I recently had the chance to dine at the brand new Upper East Side restaurant, Morso. It is the latest creation from NY restaurateur Pino Luongo and Chef Tim Ryan (Picholine, Bouley).
I went to Morso on a rainy evening. it’s located on 59th street, right by the bridge. There is a large outdoor area (which will be great come summer). The restaurant felt classic New York without being outdated. There’s a bit of pop to the restaurant as well. Walls are covered in poster art that hits a Warhol meets Fellini feeling. Very Italian, think Milan instead of Tuscany.
The name of the restaurant is “Morso” which translates to “bite”. Genious idea. Perhaps the nicest thing about the menu is that most of the dishes are offered in two sizes: morso (bite) and tutto (all). This allows you to order quite a number of dishes to taste and share. I wish more restaurants would go in this direction.

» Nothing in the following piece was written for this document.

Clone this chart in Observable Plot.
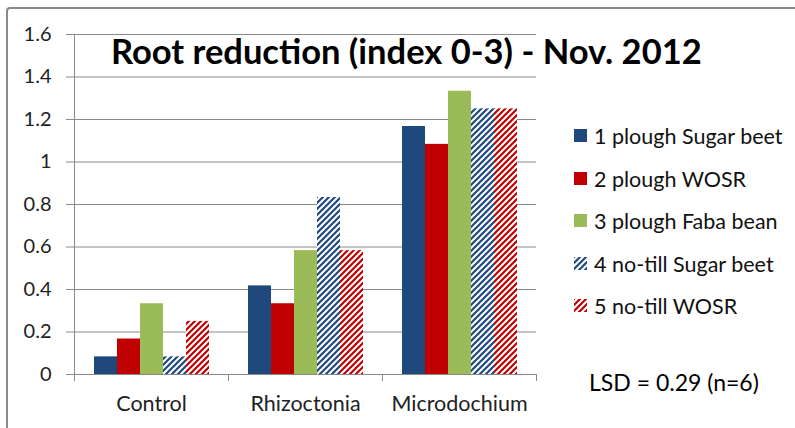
<!DOCTYPE html>
<html>
<head>
<meta charset="utf-8">
<script src="https://cdn.jsdelivr.net/npm/d3@7"></script>
<script src="https://cdn.jsdelivr.net/npm/@observablehq/plot@0.6"></script>
<style>
  html, body { margin: 0; padding: 0; background: #fff; }
  #wrap { position: relative; width: 795px; height: 428px; overflow: hidden; font-family: Lato, "Open Sans", sans-serif; }
  #border { position: absolute; left: 6px; top: 7px; width: 900px; height: 600px; border-top: 2px solid #8a8a8a; border-left: 2px solid #8a8a8a; border-top-left-radius: 4px; box-sizing: border-box; }
  #chart { position: absolute; left: 0; top: 0; }
  #title { position: absolute; left: 111px; top: 29px; font-size: 34.5px; font-weight: 700; color: #000; white-space: nowrap; line-height: 44px; }
  #legend { position: absolute; left: 574px; top: 0; }
  .item { position: absolute; left: 0; white-space: nowrap; font-size: 21.5px; color: #111; line-height: 26px; }
  .sw { position: absolute; left: 0; top: 6px; width: 13px; height: 13px; }
  .lab { position: absolute; left: 20px; top: 0; }
  #lsd { position: absolute; left: 589px; top: 368px; font-size: 23px; color: #000; white-space: nowrap; line-height: 28px; }
</style>
</head>
<body>
<svg width="0" height="0" style="position:absolute">
  <defs>
    <pattern id="hatchBlue" patternUnits="userSpaceOnUse" width="6" height="6">
      <rect width="6" height="6" fill="#fff"/>
      <path d="M-1,7 L7,-1 M-1,1 L1,-1 M5,7 L7,5" stroke="#1f497d" stroke-width="2.2"/>
    </pattern>
    <pattern id="hatchRed" patternUnits="userSpaceOnUse" width="6" height="6">
      <rect width="6" height="6" fill="#fff"/>
      <path d="M-1,7 L7,-1 M-1,1 L1,-1 M5,7 L7,5" stroke="#c00000" stroke-width="2.2"/>
    </pattern>
  </defs>
</svg>
<div id="wrap">
  <div id="border"></div>
  <div id="chart"></div>
  <div id="title"></div>
  <div id="legend"></div>
  <div id="lsd"></div>
</div>
<script>
// ---- data ----
const categories = ["Control", "Rhizoctonia", "Microdochium"];
const series = ["1 plough Sugar beet", "2 plough WOSR", "3 plough Faba bean", "4 no-till Sugar beet", "5 no-till WOSR"];
const control = [0.083, 0.167, 0.333, 0.083, 0.25];
const rhizoctonia = [0.417, 0.333, 0.583, 0.833, 0.583];
const microdochium = [1.167, 1.083, 1.333, 1.25, 1.25];
const yTicks = [0, 0.2, 0.4, 0.6, 0.8, 1, 1.2, 1.4, 1.6];
const seriesFills = ["#1f497d", "#c00000", "#9bbb59", "url(#hatchBlue)", "url(#hatchRed)"];
const titleText = "Root reduction (index 0-3) - Nov. 2012";
const lsdText = "LSD = 0.29 (n=6)";

const valuesByCategory = [control, rhizoctonia, microdochium];
const data = [];
categories.forEach((c, i) => series.forEach((s, j) => data.push({category: c, series: s, value: valuesByCategory[i][j]})));

const fmt = d => String(+d.toFixed(1));
const axisGray = "#8a8a8a";

const chart = Plot.plot({
  width: 795,
  height: 428,
  marginLeft: 74,
  marginRight: 259,
  marginTop: 34,
  marginBottom: 54,
  style: {fontFamily: "Lato, 'Open Sans', sans-serif", background: "transparent", overflow: "visible"},
  fx: {domain: categories, padding: 0, label: null},
  x: {domain: series, paddingInner: 0, paddingOuter: 0.78, axis: null},
  y: {domain: [0, 1.6], label: null},
  color: {domain: series, range: seriesFills},
  marks: [
    Plot.gridY(yTicks.filter(d => d > 0), {stroke: axisGray, strokeOpacity: 1, strokeWidth: 1}),
    Plot.axisY(yTicks, {tickSize: 8, tickPadding: 15, fontSize: 20, tickFormat: fmt, stroke: axisGray, color: "#222", label: null}),
    // left spine of the plot area
    Plot.frame({anchor: "left", facet: "super", stroke: axisGray}),
    Plot.barY(data, {fx: "category", x: "series", y: "value", fill: "series"}),
    Plot.ruleY([0], {stroke: axisGray}),
    // category boundary ticks
    Plot.axisFx({anchor: "bottom", tickSize: 7, text: null, dx: -77, stroke: axisGray, label: null}),
    Plot.axisFx({anchor: "bottom", tickSize: 7, text: null, dx: 77, stroke: axisGray, label: null}),
    Plot.axisFx({anchor: "bottom", tickSize: 0, tickPadding: 21, fontSize: 21.5, color: "#222", label: null})
  ]
});
document.getElementById("chart").appendChild(chart);

document.getElementById("title").textContent = titleText;
document.getElementById("lsd").textContent = lsdText;

const legend = document.getElementById("legend");
series.forEach((s, j) => {
  const item = document.createElement("div");
  item.className = "item";
  item.style.top = (123 + j * 42.5) + "px";
  const sw = document.createElementNS("http://www.w3.org/2000/svg", "svg");
  sw.setAttribute("class", "sw");
  sw.setAttribute("width", 13);
  sw.setAttribute("height", 13);
  const r = document.createElementNS("http://www.w3.org/2000/svg", "rect");
  r.setAttribute("width", 13);
  r.setAttribute("height", 13);
  r.setAttribute("fill", seriesFills[j]);
  sw.appendChild(r);
  const lab = document.createElement("span");
  lab.className = "lab";
  lab.textContent = s;
  item.appendChild(sw);
  item.appendChild(lab);
  legend.appendChild(item);
});
</script>
</body>
</html>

As a woman working in food; I am constantly worried about my weight. Offering smaller portions is the perfect solution for someone like me who likes to sample and enjoy different flavors.
We started off with the gorgonzola fritters ($14/$19). These came with roasted pears, endives, frisee, spiced walnuts and an apple cider vinaigrette. One would think that with all these incredibly strong flavors the result would be powerful, maybe even pungent. Chef Ryan’s dish was elegant. The pears were a lovely juxtaposition to the gorgonzola. The spiced walnuts were subtle. The bitterness of the endives was pared down and the frisee was nicely savory.
Our next dish was the Uova del Giorno (P.A.). This restaurant seemed to already know the things I love. Eggs may be my favorite ingredient and I think they should be served at every meal. These were poached and set atop a bed of puntarelle salad dressed with a colatura (anchovy) dressing and shaved bottarga (roe). I was in heaven. There was even a hint of citrus that livened up the dish. The bottarga was gorgeous. I think I need to go back for more.
The penne came next ($15/$20). It was made of a farro flour and was paired with a roasted winter squash, braised kale and white beans. I was not in love with this dish to start, but within a few bites I came to enjoy the savory/sweet combo that came in from the squash.
An important note. I was three dishes in and not feeling full. This was a very (very) good thing, especially since the next dish was the capesante ($18/$26). Capesante is the Italian word for scallops. These were delectable, perfectly cooked with a pleasant crunch on the outside, great interior texture and a slight sweetness on the meat. The chorizo and the black rice on this dish went well with the overall feel of the dish.
Finally, we got to the agnello ($24/$30). This dish surprised me. It had a somewhat middle eastern component that I was not expecting, but very happily welcomed. The lamb chops were grilled so they were pink in the middle, just the way I like them. The eggplant and lamb roll that would have been fine by itself, but made a nice addition to the plate. The white beans were delicious and this dish was simply delightful.
Almost forgot to mention the wine list. Mostly Italian (as I expected) but truly diverse in showing off the talents of Italian wine makers. My favorites of the evening were the Pecorino from Marramiero and the Malvasia Nera from Notarpanaro.
I’ve raved about the food. But I will tell you my favorite thing about Morso. The service was superb. The staff is incredibly knowledgeable and there were no slip ups in service. While I dined, I noticed that Pino stopped at each table. His was no mere courtesy visit. You could tell that within seconds that people let down their guard, welcomed his presence and began chatting as if he were an old friend. In fact, when I chatted with Pino that evening, I was charmed. He took the time to tell me about his life in Italy, his other restaurants. I even got to practice my (atrocious) Italian.
Morso is located at 420 East 59th Street New York N.Y. 10022
Dinner: Mon-Sat 5pm – 11pm, Sun 5pm – 10pm
Lunch: Sat 12 – 3 pm
Brunch: Sun 11:30 – 3:30 pm
R train to Lexington Avenue, 59th Street exit.